English Composition (ENG 1301/09)
27 September 2018
Assignment: Reflective essay
Flying to misery
Realizing how much I took things for granted was the last expectation I had of the outcome of my trip. It was an unforeseen eye-opener owing to the harmless nature of the journey I embarked into. Without doubt, waking up to acknowledge my ability to fly was frighteningly exciting. However, it is the way I decided to harness this double-edged sword that made this spine-chilling adventure worth the risk. At first, my intentions were purely for educational purposes concerning my passion, which in this case happens to be my unconditional interest in culinary art. With a limited budget, the possibility of travelling to learn about different cuisines was out of the picture, until destiny has decided that the sky was not the limit anymore. During this journey, I flied to learn about cuisines and encountered the good and the bad, venturing into the world of self-discovery.
It all started on a Saturday night, when I was trying to reach the top cupboard to satisfy my midnight cravings but that simple action felt unusually different. Interestingly enough, I looked down only to come to the realization that I was floating in air. I only registered that I let a high-pitched scream when my mother hurriedly appeared out of nowhere. It was when my fearful eyes darted to look at her equally terrified expression that I realized it was not the outcome of my imagination nor was it a dream. After multiple attempts to calm myself down, hours of deep thinking and a long discussion with my mother, I loosened the grip on the sink while looking back at my reflection. “Maybe this was not all that bad” is the first thought that crossed my mind. In fact, this eventful night was possibly a blessing in disguise.

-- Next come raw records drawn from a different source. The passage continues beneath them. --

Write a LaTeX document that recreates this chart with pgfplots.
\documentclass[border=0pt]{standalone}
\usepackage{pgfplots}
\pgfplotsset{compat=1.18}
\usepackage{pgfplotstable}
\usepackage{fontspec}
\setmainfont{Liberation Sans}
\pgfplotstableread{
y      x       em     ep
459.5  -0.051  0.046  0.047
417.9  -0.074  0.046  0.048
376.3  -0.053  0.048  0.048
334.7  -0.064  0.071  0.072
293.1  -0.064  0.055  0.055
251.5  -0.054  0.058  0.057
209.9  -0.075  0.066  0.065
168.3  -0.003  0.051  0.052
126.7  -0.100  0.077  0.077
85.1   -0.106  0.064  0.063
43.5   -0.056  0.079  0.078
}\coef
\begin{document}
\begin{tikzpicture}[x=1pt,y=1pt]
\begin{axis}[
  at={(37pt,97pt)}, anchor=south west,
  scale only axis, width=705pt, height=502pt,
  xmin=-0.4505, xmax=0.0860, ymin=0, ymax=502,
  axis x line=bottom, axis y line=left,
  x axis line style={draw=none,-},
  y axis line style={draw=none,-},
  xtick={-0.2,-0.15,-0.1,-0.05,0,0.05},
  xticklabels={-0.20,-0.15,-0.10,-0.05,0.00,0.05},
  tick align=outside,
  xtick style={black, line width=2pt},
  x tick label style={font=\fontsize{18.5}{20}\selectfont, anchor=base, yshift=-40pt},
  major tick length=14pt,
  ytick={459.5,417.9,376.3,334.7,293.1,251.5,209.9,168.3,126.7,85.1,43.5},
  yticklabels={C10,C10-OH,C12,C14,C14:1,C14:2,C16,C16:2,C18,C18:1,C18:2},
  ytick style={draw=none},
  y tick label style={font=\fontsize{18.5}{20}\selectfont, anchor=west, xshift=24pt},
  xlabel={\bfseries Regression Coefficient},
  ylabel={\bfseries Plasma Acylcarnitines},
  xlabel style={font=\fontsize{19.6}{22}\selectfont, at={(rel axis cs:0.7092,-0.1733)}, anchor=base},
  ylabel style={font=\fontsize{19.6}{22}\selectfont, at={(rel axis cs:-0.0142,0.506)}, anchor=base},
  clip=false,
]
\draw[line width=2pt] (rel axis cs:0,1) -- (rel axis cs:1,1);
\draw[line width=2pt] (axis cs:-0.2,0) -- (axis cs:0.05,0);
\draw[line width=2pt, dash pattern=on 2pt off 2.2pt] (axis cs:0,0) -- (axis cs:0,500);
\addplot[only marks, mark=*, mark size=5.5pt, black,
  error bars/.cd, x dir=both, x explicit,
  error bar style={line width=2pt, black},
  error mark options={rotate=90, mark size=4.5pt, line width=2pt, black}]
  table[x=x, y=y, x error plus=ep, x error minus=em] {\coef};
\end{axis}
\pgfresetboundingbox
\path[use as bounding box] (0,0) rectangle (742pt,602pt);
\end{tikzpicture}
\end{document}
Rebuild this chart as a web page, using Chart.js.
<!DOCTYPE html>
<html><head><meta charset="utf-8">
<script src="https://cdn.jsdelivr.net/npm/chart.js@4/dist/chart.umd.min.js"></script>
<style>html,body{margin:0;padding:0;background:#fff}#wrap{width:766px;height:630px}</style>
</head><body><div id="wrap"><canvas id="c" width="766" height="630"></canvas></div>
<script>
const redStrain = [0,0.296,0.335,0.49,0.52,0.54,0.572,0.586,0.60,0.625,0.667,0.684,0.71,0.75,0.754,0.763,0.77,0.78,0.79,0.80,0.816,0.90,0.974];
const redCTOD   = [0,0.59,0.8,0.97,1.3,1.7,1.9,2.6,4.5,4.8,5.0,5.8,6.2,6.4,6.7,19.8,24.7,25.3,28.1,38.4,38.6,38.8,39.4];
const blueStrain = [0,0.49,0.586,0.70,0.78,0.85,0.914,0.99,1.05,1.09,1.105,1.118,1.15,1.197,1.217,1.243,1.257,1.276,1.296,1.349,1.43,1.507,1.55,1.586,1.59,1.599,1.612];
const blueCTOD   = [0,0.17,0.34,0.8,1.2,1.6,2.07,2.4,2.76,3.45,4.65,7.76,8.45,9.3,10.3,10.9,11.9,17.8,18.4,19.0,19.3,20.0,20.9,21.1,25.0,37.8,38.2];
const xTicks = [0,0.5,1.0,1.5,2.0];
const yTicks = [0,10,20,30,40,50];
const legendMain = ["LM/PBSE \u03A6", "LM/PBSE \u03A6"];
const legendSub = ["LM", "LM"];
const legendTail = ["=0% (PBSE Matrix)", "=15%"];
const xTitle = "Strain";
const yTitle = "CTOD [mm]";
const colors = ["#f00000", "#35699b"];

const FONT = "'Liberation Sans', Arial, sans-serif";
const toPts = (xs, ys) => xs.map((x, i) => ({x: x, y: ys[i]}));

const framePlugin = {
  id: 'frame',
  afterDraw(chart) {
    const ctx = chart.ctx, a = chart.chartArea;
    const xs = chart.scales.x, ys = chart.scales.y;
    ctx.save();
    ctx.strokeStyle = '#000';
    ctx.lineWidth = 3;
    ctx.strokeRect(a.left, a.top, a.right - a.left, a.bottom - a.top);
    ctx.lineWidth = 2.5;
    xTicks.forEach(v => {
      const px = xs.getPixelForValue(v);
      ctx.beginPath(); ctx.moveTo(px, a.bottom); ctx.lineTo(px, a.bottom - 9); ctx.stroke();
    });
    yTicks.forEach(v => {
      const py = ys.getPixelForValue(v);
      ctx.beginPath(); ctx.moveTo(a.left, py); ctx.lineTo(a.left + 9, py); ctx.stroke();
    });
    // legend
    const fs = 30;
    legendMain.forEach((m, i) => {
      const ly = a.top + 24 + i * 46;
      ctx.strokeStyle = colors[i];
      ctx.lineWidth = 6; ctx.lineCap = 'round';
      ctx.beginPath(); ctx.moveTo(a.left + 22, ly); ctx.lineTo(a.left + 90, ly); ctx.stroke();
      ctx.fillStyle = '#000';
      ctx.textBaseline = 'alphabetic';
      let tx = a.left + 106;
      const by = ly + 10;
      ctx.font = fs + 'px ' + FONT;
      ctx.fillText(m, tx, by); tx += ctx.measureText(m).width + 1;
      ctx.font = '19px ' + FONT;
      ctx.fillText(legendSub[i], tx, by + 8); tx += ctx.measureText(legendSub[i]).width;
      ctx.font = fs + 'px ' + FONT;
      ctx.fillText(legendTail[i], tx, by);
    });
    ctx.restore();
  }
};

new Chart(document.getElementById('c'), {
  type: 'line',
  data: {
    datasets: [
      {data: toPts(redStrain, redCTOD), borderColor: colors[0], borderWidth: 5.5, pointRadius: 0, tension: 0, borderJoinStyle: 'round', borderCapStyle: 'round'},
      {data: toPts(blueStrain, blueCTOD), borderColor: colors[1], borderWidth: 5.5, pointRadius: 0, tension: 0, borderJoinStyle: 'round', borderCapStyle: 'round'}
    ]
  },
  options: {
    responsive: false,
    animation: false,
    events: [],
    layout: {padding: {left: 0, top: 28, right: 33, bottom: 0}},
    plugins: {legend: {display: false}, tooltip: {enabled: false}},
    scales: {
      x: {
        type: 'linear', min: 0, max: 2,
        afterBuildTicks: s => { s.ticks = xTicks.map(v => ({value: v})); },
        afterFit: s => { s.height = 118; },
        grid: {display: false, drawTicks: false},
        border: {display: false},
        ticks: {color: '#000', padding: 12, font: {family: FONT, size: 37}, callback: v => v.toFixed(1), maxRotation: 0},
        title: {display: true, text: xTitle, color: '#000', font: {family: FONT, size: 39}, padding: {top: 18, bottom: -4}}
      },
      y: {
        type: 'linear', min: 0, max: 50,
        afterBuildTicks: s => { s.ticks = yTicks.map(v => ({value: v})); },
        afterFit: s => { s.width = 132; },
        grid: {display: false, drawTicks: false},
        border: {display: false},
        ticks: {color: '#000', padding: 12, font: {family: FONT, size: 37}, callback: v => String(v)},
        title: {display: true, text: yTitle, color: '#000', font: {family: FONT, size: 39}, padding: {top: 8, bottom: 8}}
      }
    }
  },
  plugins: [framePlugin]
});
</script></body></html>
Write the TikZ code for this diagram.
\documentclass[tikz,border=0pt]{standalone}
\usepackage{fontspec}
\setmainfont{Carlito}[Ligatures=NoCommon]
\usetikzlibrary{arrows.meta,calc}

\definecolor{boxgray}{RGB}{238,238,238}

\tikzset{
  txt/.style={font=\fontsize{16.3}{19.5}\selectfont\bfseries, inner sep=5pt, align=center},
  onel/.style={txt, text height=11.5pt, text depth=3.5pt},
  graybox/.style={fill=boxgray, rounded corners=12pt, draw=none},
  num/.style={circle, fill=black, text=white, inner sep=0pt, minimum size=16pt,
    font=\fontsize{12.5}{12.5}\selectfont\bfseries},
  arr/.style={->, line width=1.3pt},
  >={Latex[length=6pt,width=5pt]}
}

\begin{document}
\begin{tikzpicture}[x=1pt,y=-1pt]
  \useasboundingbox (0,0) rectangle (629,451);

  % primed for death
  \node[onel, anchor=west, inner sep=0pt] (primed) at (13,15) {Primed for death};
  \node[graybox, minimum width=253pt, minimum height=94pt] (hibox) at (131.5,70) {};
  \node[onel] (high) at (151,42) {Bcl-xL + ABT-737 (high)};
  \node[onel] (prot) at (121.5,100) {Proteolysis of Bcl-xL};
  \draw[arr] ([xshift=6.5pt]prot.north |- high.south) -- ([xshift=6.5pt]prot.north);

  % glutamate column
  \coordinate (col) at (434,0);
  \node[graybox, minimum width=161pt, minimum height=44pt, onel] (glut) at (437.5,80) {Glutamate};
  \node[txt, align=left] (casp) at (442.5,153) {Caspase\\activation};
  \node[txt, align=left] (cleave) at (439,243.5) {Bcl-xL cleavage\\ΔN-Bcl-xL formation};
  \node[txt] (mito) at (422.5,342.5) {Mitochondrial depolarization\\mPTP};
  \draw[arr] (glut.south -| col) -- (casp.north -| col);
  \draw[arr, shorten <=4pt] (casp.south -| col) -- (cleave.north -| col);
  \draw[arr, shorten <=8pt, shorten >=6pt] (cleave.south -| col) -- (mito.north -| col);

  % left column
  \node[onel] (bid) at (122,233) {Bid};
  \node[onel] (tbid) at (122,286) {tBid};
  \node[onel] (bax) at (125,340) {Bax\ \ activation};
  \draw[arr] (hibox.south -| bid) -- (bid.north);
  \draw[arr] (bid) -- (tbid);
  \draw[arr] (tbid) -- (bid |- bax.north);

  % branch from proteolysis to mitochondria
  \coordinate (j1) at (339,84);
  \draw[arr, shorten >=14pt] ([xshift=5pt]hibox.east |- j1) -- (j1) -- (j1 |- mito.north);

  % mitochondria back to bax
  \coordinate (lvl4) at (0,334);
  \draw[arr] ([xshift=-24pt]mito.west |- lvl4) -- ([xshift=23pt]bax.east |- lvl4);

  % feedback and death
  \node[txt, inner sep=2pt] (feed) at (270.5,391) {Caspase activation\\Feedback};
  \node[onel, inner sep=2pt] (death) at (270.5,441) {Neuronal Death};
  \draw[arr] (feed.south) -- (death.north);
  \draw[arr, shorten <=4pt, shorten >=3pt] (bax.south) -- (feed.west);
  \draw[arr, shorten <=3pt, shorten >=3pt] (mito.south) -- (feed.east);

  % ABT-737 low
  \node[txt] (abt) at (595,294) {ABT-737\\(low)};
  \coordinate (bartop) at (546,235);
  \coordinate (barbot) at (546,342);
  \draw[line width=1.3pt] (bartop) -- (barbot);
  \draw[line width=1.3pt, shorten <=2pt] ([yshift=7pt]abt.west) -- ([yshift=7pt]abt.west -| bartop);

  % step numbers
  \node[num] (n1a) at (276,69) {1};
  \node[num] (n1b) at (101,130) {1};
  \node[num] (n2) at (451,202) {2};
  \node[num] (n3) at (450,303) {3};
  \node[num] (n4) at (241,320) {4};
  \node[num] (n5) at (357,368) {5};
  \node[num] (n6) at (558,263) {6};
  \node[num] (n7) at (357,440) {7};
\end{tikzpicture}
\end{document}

Shortly following that night, I took it upon myself to make the best out of this opportunity by setting a plan. It consisted of several destinations that were required to expand my limited knowledge about cuisines. Flying felt marvelously unreal, with the fresh wind brushing against my skin and bringing a surge of joy. I was positive that the grin on my face was enough to show how eager I was to finally go to India and dive into a taste bud heaven. Little did I know, those sensations were about to turn into pure sadness and anger.
I was standing in the middle of a rural Indian village; the place reeked of death and smoke, which is enough as a first indication that this was not going to be a typical touristic experience. At first glance, one would not believe that such exquisite food was from a country with such miserable circumstances, people were racing each other to get rotten food. With cold dead eyes, these habitants were ready to slit a throat for a piece of meat. Curiosity got the best out of me and I found my legs leading me towards the first house in sight. Dragging the curtains away, I came face to face with a middle-aged man. Without the wetness trailing down his cheeks, I could have mistaken him for a soulless statue. Luckily, the guy was fluent in English and fully able to share his story with me.
Several hours of talking did not only end up with tiredness hovering all over me but also with me fuming about how cruel life can be. I found out that some parts in India were the core of hunger. Kids are struggling with malnutrition to the point where some parents chose to end their lives instead of having to see them suffer and going through agony; this was the case with the guy’s brother. Moreover, these people were deprived of trivial rights; they were left to die through neglect just as will a flower. However, some of these flowers didn’t even get to flourish due to hunger while some of us were sleeping on silk sheets.
Food waste, something I did not need to fly to witness. It occurs daily in front of me but what I failed to be informed about is what should not be neglected. It irked me to think at that particular moment about the nonsense politicians dwell on relentlessly but fail to translate into a reality. Blinded by riches, we have a tendency to be self-absorbed, but this journey teaches me that it is not about the materialistic comfort. I realized that this atrocious world could use a little extra dose of selflessness. At the end, I lost my ability to fly, but sometimes, good things fall apart so better things can fall together. This experience is a reminder that everyone is blood and flesh; each individual is worthy of unconditional love and care despite their background, which is why I decided to raise awareness about world hunger and voice my opinion.